The chocolate shop, owned by Mark Merritt, recently won the Odessa Business Challenge funded by the city that encouraged entrepreneurs to compete for grants. Maribea won a $100,000 grant that chocolatier and day-to-day manager Joseph Gabaldon said will help pay for chocolate-making equipment and inventory.

“It definitely assisted us with getting the idea moving faster,” Gabaldon said.

The Odessa City Council and the city board overseeing economic development money, the Odessa Development Corporation, devoted $350,000 for grants last year.

The chocolate factory and shop is at 7200 Sprague Road, next to Merritt’s machine shop. There, Gabaldon and Merritt import cacao beans from all over the world and process them into chocolate bars and other products that they sell individually or wholesale.

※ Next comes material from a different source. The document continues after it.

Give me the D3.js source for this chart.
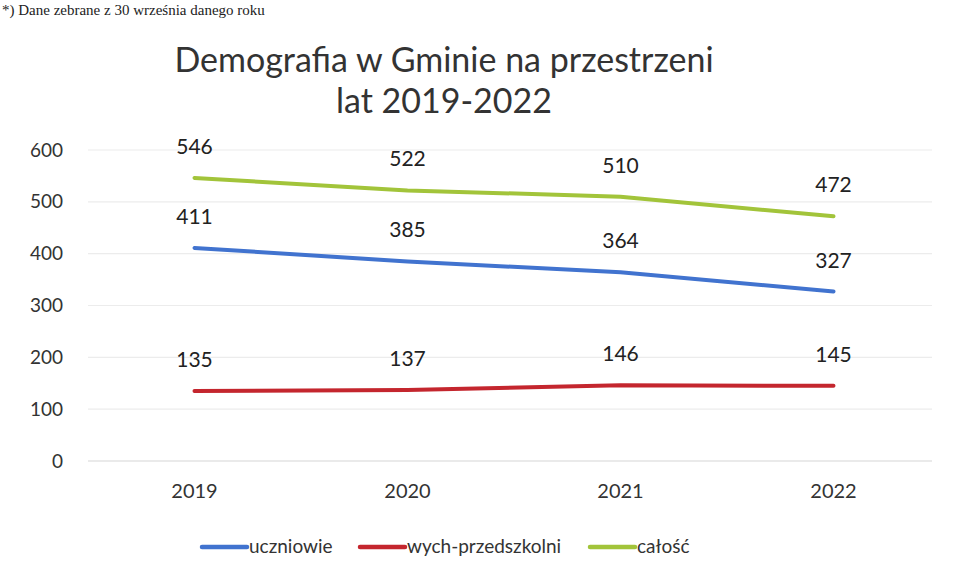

A mass produced chocolate bar can be churned out in hours, Gabaldon said. Making a craft chocolate bar takes days. He said the bars also contain fewer additives and tastes that vary with the cacao beans used.

“Every chocolate bar that we make is going to taste different,” Gabaldon said. “That’s craft chocolate.”

Merritt, who named the shop after his wife, experimented for years with chocolate making before starting the business.

At the opening event starting at 10 a.m. Saturday, Maribea will give out samples, offer paid tours of the chocolate factory and feature treats prepared by The Garlic Press with Maribea chocolate.

More than 40 people entered the contest that began in October and was overseen by the Small Businesses Development Center at UTPB, SBDC Regional Director Enrique Romero said.

Romero said Maribea won the contest because they presented the strongest market research, that defended their business plan that included projected sales and profits, and they showed they already had corporate customers and an opportunity for sales outside of Odessa.

He said the taxpayer-funded grant covers about 30 percent of the total investment in the business.

The entrepreneurs had to attend seminars helping them craft business plans and pitch projects. A team of judges comprised of local business people vetted those planned.

Like a similar program in Midland, Romero said the purpose was to spur the creation of local businesses, train local entrepreneurs, offer public startup funding otherwise unavailable and promote the ODC.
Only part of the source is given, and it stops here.